On my travels with Tearfund, farmers have woefully described food rotting in poor storage facilities in India, rats eating harvests in Myanmar, locusts in the Sahel (West Africa) and elephants trampling all over crops in Chad.

It’s not just the food that is wasted, but also all the resources used to produce food: land, energy, water and fertilizers.  That’s an unnecessary waste of valuable resources that are gone forever, once used.

This is crazy, as we face an increasing pressure on resources needed to produce food – water, land and energy – for a growing population.

Meat eating will almost double by 2050, according to the report. Already a third of all cereal produced globally is fed to animals. Beef requires 50 times more water than vegetables in the processing stage.

It worries me when my friend in Nigeria tells me that he sees a trend in people wanting the ‘good life’ that they see in the West, and modelling their lifestyle in a similar way.  Clearly, that is not sustainable all over the world.

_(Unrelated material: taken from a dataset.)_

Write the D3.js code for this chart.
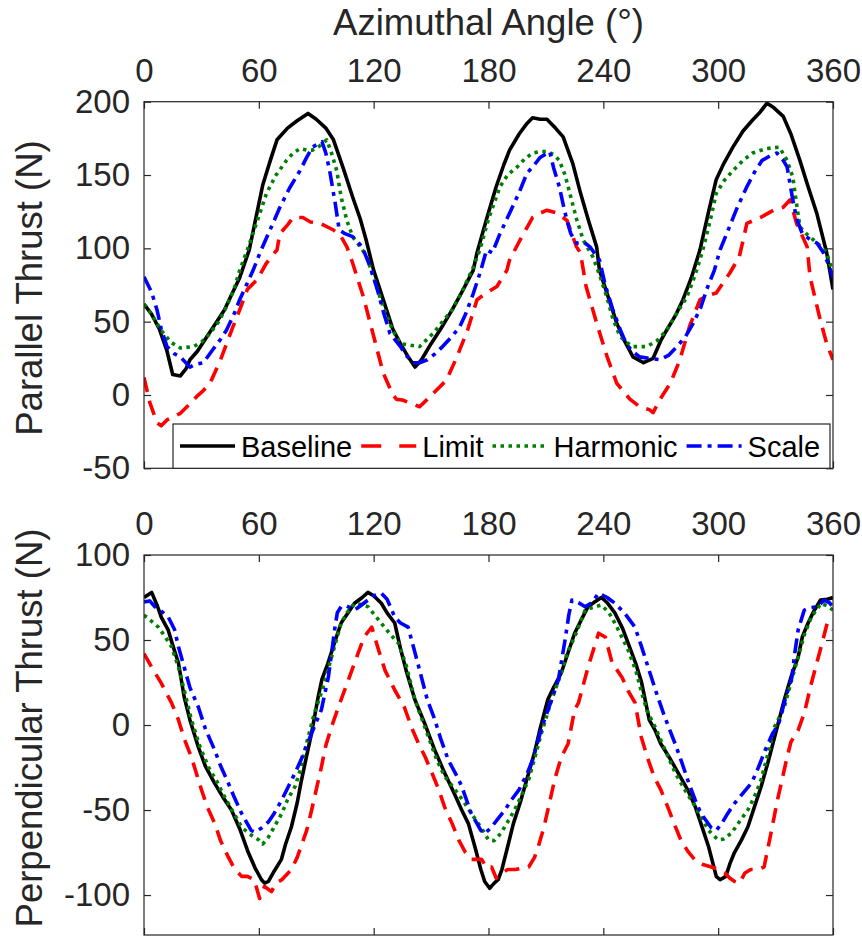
<!DOCTYPE html>
<html>
<head>
<meta charset="utf-8">
<script src="https://cdn.jsdelivr.net/npm/d3@7"></script>
<style>
  body { margin: 0; background: #fff; }
  text { font-family: "Liberation Sans", Arial, sans-serif; }
</style>
</head>
<body>
<svg id="chart" width="862" height="937"></svg>
<script>
// angle ticks and y ticks
var angleTicks = [0, 60, 120, 180, 240, 300, 360];
var parallelTicks = [-50, 0, 50, 100, 150, 200];
var perpTicks = [-100, -50, 0, 50, 100];
var seriesNames = ["Baseline", "Limit", "Harmonic", "Scale"];

// parallel thrust, [angle, N]
var parBaseline = [[0,62],[4,55],[8,45],[12,30],[15,14],[19,13],[22,18],[24,24],[28,30],[33,40],[38,50],[42,58],[46,69],[50,80],[55,99],[62,143],[66,160],[69.5,174],[75,182],[80,187],[85.7,192],[90,188],[95,182],[99,174],[104,155],[109,135],[113,120],[116,106],[120,85],[125,65],[130,45],[134,35],[138,26],[141.6,19],[145,24],[150,35],[155,45],[161,58],[166,70],[172,85],[174,97],[179,120],[184,142],[188,157],[191,167],[196,178],[200,185],[203,189],[207,188],[210.5,188],[215,182],[219,176],[224,158],[228,138],[232,120],[236.5,101],[238,85],[243,65],[247,49],[251,37],[255.5,26],[261,22],[266,25],[270,37],[273,44],[278,55],[281.6,65],[286,80],[290.5,99],[295,125],[299,147],[303,158],[307.7,169],[313,180],[318,187.5],[322,193],[325.5,199],[329,196],[334,190],[338,178],[342.7,160],[347,142],[351.5,124],[356.7,97],[360,72]];
var parLimit = [[0,12],[3,-5],[6.8,-19],[9,-21],[12,-17],[19,-12.5],[24,-6],[27.6,-1],[31,3],[34.5,8],[40,24],[46.5,46.6],[50,58],[54,72],[59,78.5],[64,90],[69.5,99],[71,110],[75,116],[78,121],[83,121],[87,118],[92,117],[99,112.5],[103,108],[106,101],[109,90],[114.6,67],[120,40],[125,15],[130,0],[132,-3],[135,-3.4],[140,-6],[144,-8],[148,-3],[151,1],[158,10],[163.5,26],[169,44],[174,65],[179,69.6],[184.4,74],[189.6,85],[191,92],[196.5,105.7],[203,121],[207,124],[210.5,126],[216,124],[221,119],[226,101],[228,97],[231,74],[236.5,49],[242,26],[247,8],[254,-3],[259,-8],[264,-10],[266,-12],[269.6,-3],[275,8],[280,24],[285,46.6],[290.5,65],[295,68],[299,69.6],[306,83],[311,94],[315,117],[322,121],[329,126],[334,128],[337.5,133],[341,117],[346.5,101],[348,80.6],[353,53],[356.7,35],[360,24]];
var parHarmonic = [[0,62],[4,55],[9,44],[14,36],[19,32],[26,33],[30,36],[34.5,42],[39,50],[43,60],[47,72],[50,85],[54,99],[59,118],[64,137.5],[69,150],[74.5,160],[78,165],[81.5,168],[85,167],[88,167],[92,170],[95.5,174],[98,165],[100.7,153],[103,135],[106,119],[109,108],[113,101],[116,95.5],[120,80],[125,60],[130,44],[134,35],[139,34],[144,33],[151,42],[156,50],[161,58],[166,70],[172,87],[175.5,99],[180,120],[186,142],[190,150],[195,155.5],[199,161],[203,165],[207,166],[210.5,166],[214,164],[217,160],[220,150],[222.5,137.5],[226,120],[229.5,105.7],[234.6,94],[238,82],[241.8,67],[245,52],[248.7,40],[252,36],[255.5,33],[262.8,33],[268,37],[273,44],[278,55],[283.7,67],[288,82],[292,99],[296,120],[299,137.5],[303,146],[307.7,153],[313,160],[318,165],[325,168],[332,169],[336,160],[339,148.6],[341,130],[342.7,114.7],[346,110],[349.6,106],[353,102],[356.7,97],[360,83]];
var parScale = [[0,80.6],[4,70],[6.8,58],[9,45],[12,33],[16,28],[19,26],[24,19],[27,21],[31,22],[36,31],[40,38],[43,44],[47,55],[50,65],[57,85],[60.6,97],[66,113],[71,128],[76,141],[81.5,153],[85,162],[88,169],[93,172.7],[95,165],[97,153],[100,130],[102,112.5],[105,110],[109,108],[114,101],[118,88],[122,71.6],[125,57],[128.5,42],[134,33],[137,27],[140.5,22],[144,22],[148,24],[152,28],[156,33],[161,40],[165,46.6],[168,55],[172,69],[176,85],[179,99],[182,97],[186,110],[191,124],[196,138],[200,151],[204,157],[207,162],[212,166],[214,155],[217,142],[219,130],[221,119],[223,110],[226,103.5],[230,104],[233,101],[238,92],[241,75],[245,58],[249,44],[252,35],[255,30],[259,26],[264,25],[269.6,24],[274,27],[278.5,33],[283,40],[287,49],[291,60],[294,72],[298,85],[301,99],[306,115],[310,128],[315,142],[319,152],[323,160],[327,163],[330.7,165],[334,160],[336,155.6],[339,133],[341,120],[344,110],[348,106],[351.6,103.6],[355,97],[358,88],[360,80]];

// perpendicular thrust, [angle, N]
var perpBaseline = [[0,75],[4,78],[7,70],[9,63.5],[12.6,56],[15,47],[18,36.5],[21,16.5],[24,3],[28.4,-13],[32,-24],[36.8,-34],[41,-42],[45.7,-50],[50,-61],[54.5,-75],[58,-84],[61.4,-91],[63,-93],[65,-92],[68,-86],[71.8,-79],[74,-70],[77,-60],[80,-46],[82,-34],[85,-18],[87.5,-5],[91,16.5],[93,27],[96,36],[100,50],[103,60],[106,65],[110,71.6],[114,75],[117,78],[120,76],[124,71.6],[127,66],[131,60],[134,45],[137,32],[141.5,15],[147,0],[152,-15],[157,-28],[162,-40],[166,-50],[169.5,-58],[173,-72],[176,-85],[178,-92],[180.6,-96],[183,-93],[185,-91],[187,-85],[190,-71.6],[193,-58],[197,-44],[200,-32],[204,-16.5],[207,-2],[211,15],[214,22],[218,30.6],[222,44],[225,54],[229,63],[232,69.6],[235,72],[239,75],[242,72],[246,66],[250,57],[253,48],[257,36],[260,25],[264,3],[267,-3],[270,-11],[275,-20],[279,-28],[284,-38],[288,-48],[291,-58],[295,-71.6],[299,-89],[301,-91],[304,-89],[306,-82],[308.5,-75],[312,-68],[315.5,-60],[319,-48],[322.5,-36],[326,-22],[329.5,-7],[334.6,15],[338,28],[341.8,40],[344,52],[347,60],[350,67],[353.5,73.5],[357,74],[360,75]];
var perpLimit = [[0,42],[4,34],[9,24.6],[14.4,13],[18,3],[21,-8],[24.8,-19],[30,-38],[33,-48],[37,-58],[40,-68],[44,-77.6],[47,-84],[51,-89],[54,-89],[57.6,-91],[60.4,-102],[63,-95],[66.6,-98],[69,-93],[72,-91],[77,-85],[80,-78],[82,-71.6],[85,-62],[87.6,-50],[90,-38],[92.7,-24.6],[95,-12],[98,-1],[103,15],[106,24],[110,36.5],[115,51.8],[119,57.6],[122.6,44],[126,32],[131,20.6],[136,10.6],[140,-2],[143.5,-11],[147,-19],[150.4,-28],[154,-38],[157,-48],[161,-58],[164.4,-67.6],[168,-75],[171,-79],[176.4,-79],[179,-84],[181.6,-83.5],[184,-90],[187,-87],[190,-85],[194,-85],[198,-84],[201,-83.5],[204,-78],[206,-71.6],[209,-60],[211,-50],[214.6,-32],[218,-19],[221.6,-11],[225,9],[227,13],[232,34],[237.5,54],[241,51.8],[244.6,36.5],[249.8,28],[253,20],[256.6,13],[259.8,-7],[263,-19],[266.6,-30.6],[270,-38],[273.6,-48],[277,-58],[280.5,-67.6],[284,-74],[287.6,-79],[292,-82],[296.5,-83.5],[300,-85],[303.5,-87],[306,-90],[308.6,-92],[311,-93],[314,-87],[317,-85],[320.7,-85],[324,-83.5],[327.6,-63.5],[331,-44],[336,-19],[338,-10],[341.8,-3],[345,7],[348.7,24.6],[353.8,46],[357,60],[360,56]];
var perpHarmonic = [[0,64.7],[4,61],[7.5,57.6],[11,52],[14.4,46],[18,34],[21,20.6],[24.8,3],[29,-12],[33.6,-24.6],[38,-33],[42,-42],[46,-50],[51,-60],[55,-64],[60,-67.6],[62,-70],[65,-66],[68,-60],[72,-52],[75,-44],[79,-36],[82,-25],[84,-15],[89,7],[93,20],[96,32],[100,48],[103,60],[106,66],[110,71.6],[113,71],[117,69.6],[121,64],[125.6,57.6],[129,53],[133,48],[137,35],[141.5,15],[147,-2],[153,-20.6],[157,-30],[162.5,-38],[167,-45],[171,-52],[176,-60],[180,-67.6],[183,-68],[186.6,-63.5],[190,-57],[193.6,-50],[197,-42],[201,-32],[204,-20],[207.6,-5],[213,15],[218,30.6],[221,42],[225,51.8],[230.5,67.6],[234,69],[239,70.6],[243,66],[246,60],[250,51],[253,44],[257,32],[260,19],[263,8],[267,-1],[272,-14],[277.5,-28],[282,-37],[288,-48],[292,-56],[295,-62],[300,-67.6],[303,-67],[307,-63.5],[311,-57],[315.5,-50],[319,-42],[322.5,-32],[326,-17],[329.5,-1],[334.6,10.6],[338,25],[341.8,40],[345,53],[348.7,63.5],[353.8,71.6],[357,70],[360,67.6]];
var perpScale = [[0,72.4],[3,73],[5.7,69.6],[9,67],[12.7,63.5],[16,56],[18,46],[21,34],[24,22],[28.4,10.6],[32,-2],[37,-15],[40,-24],[44,-34],[47,-42],[51,-52],[56,-62],[58,-63],[61.4,-60.6],[65,-57],[68,-52],[72,-44],[75.5,-36],[79,-28],[82,-20.6],[85,-12],[87.5,-5],[92.7,9],[94,16],[96.3,28],[98,42],[99.6,56],[101,66],[103,69.6],[106,70],[110,67.6],[113,70],[117,73.5],[120,76],[124,77.5],[127,74],[131,63.5],[134,60],[138,57.6],[141,45],[145,28],[148,15],[152,3],[155,-8],[159,-20.6],[163,-29],[166,-36],[171,-52],[176,-62],[178,-64],[181.6,-60],[185,-55],[188.6,-50],[192,-44],[196,-38],[200,-29],[203,-20.6],[208,-1],[213,15],[216.5,26.5],[220,50],[222,65],[223.6,73.5],[227,72],[230.5,69.6],[234,72],[237.6,77.6],[242,75],[246,71.6],[251,66],[256.5,57.6],[260,46],[263.4,34],[268,18],[272,5],[277.5,-11],[281,-22],[284.6,-34],[288,-44],[291,-52],[296.5,-60.6],[299,-62],[301.8,-58],[305,-52],[308.6,-46],[313,-40],[317.5,-34],[321,-25],[324.5,-15],[328,-6],[331.7,1],[335,15],[338.5,28],[340,42],[341.8,56],[345,67.6],[348,69],[352,69.6],[355.5,73.5],[358,72],[360,69.6]];

var styles = [
  {color: "#000000", dash: null},
  {color: "#ff0000", dash: "15,9"},
  {color: "#008000", dash: "3.5,4.5"},
  {color: "#0000ff", dash: "15,6,4,6"}
];
var axisColor = "#262626";
var plainNum = function(d){ return String(d); };

var svg = d3.select("#chart");
var left = 144, right = 833;

var x = d3.scaleLinear().domain([0, 360]).range([left, right]);

var drawPanel = function(id, top, bottom, yDomain, yTicks, series, label, labelY) {
  var y = d3.scaleLinear().domain(yDomain).range([bottom, top]);
  var g = svg.append("g").attr("id", id);

  g.append("clipPath").attr("id", id + "-clip")
    .append("rect").attr("x", left).attr("y", top)
    .attr("width", right - left).attr("height", bottom - top);

  var line = d3.line().x(function(d){ return x(d[0]); }).y(function(d){ return y(d[1]); });
  var lines = g.append("g").attr("clip-path", "url(#" + id + "-clip)");
  series.forEach(function(s, i) {
    lines.append("path").datum(s)
      .attr("d", line)
      .attr("fill", "none")
      .attr("stroke", styles[i].color)
      .attr("stroke-width", 3.6)
      .attr("stroke-linejoin", "round")
      .attr("stroke-dasharray", styles[i].dash);
  });

  var axTop = g.append("g").attr("transform", "translate(0," + top + ")")
    .call(d3.axisTop(x).tickValues(angleTicks).tickSize(-7).tickPadding(20).tickFormat(plainNum));
  var axBottom = g.append("g").attr("transform", "translate(0," + bottom + ")")
    .call(d3.axisBottom(x).tickValues(angleTicks).tickSize(-7).tickFormat(""));
  var axLeft = g.append("g").attr("transform", "translate(" + left + ",0)")
    .call(d3.axisLeft(y).tickValues(yTicks).tickSize(-7).tickPadding(14).tickFormat(plainNum));
  var axRight = g.append("g").attr("transform", "translate(" + right + ",0)")
    .call(d3.axisRight(y).tickValues(yTicks).tickSize(-7).tickFormat(""));

  [axTop, axBottom, axLeft, axRight].forEach(function(a) {
    a.select(".domain").remove();
    a.selectAll(".tick line").attr("stroke", axisColor).attr("stroke-width", 1.2);
    a.selectAll(".tick text").attr("fill", axisColor).style("font-size", "33px")
      .style("font-family", "'Liberation Sans', Arial, sans-serif");
  });

  g.append("rect").attr("x", left).attr("y", top)
    .attr("width", right - left).attr("height", bottom - top)
    .attr("fill", "none").attr("stroke", axisColor).attr("stroke-width", 1.2);

  g.append("text")
    .attr("transform", "translate(42," + labelY + ") rotate(-90)")
    .attr("text-anchor", "middle")
    .attr("fill", axisColor)
    .style("font-size", "36.5px")
    .text(label);

  return g;
};

drawPanel("par", 101.7, 468.3, [-50, 200], parallelTicks,
  [parBaseline, parLimit, parHarmonic, parScale], "Parallel Thrust (N)", 288);
drawPanel("perp", 555, 935, [-123.5, 100], perpTicks,
  [perpBaseline, perpLimit, perpHarmonic, perpScale], "Perpendicular Thrust (N)", 728);

svg.append("text")
  .attr("x", (left + right) / 2).attr("y", 35)
  .attr("text-anchor", "middle")
  .attr("fill", axisColor)
  .style("font-size", "36.5px")
  .text("Azimuthal Angle (°)");

// legend
var legend = svg.append("g");
legend.append("rect")
  .attr("x", 173).attr("y", 424).attr("width", 657).attr("height", 44.3)
  .attr("fill", "#fff").attr("stroke", axisColor).attr("stroke-width", 1.2);

var lx = 180, ly = 446;
seriesNames.forEach(function(name, i) {
  legend.append("line")
    .attr("x1", lx).attr("x2", lx + 55).attr("y1", ly).attr("y2", ly)
    .attr("stroke", styles[i].color).attr("stroke-width", 3.6)
    .attr("stroke-dasharray", i == 1 ? "20,18" : styles[i].dash);
  var t = legend.append("text")
    .attr("x", lx + 61).attr("y", ly + 11)
    .attr("fill", "#000")
    .style("font-size", "29px")
    .text(name);
  lx = lx + 61 + t.node().getComputedTextLength() + 9;
});
</script>
</body>
</html>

We have lost our connection with food producers. We cannot continue with unsustainable eating patterns that mean there is less food available globally, especially for people in developing countries, and that degrade land, soil, and water.  We must change our attitudes and behaviour: farmers, food producers, supermarkets and consumers alike.

The UK’s Prime Minister has promised to tackle hunger at the G8 summit this year, which could be a key step forward in ending hunger.  He must stick to his promises to increase both aid and funding for farmers to adapt to changes in the climate through the UN Green Climate Fund. Farmers and herders, especially women, need seeds, livestock, land, tools and technologies that can equip them to feed their families, to produce more nutritious food, store it, get it to market, earn money and stop their children being hungry.

We must tackle the deep inequalities in the global food system which allow a few to make billions while leaving hardworking smallscale farmers and ordinary people to struggle to eat enough.

Consumers in developed countries could change the world by shopping more simply. Everyone has different eating habits, but we can buy little and often, not more than we need, plan meals before shopping, be creative with leftovers, buy fair-trade, shop locally and buy food in season. We all have a key role to play, from farm to plate.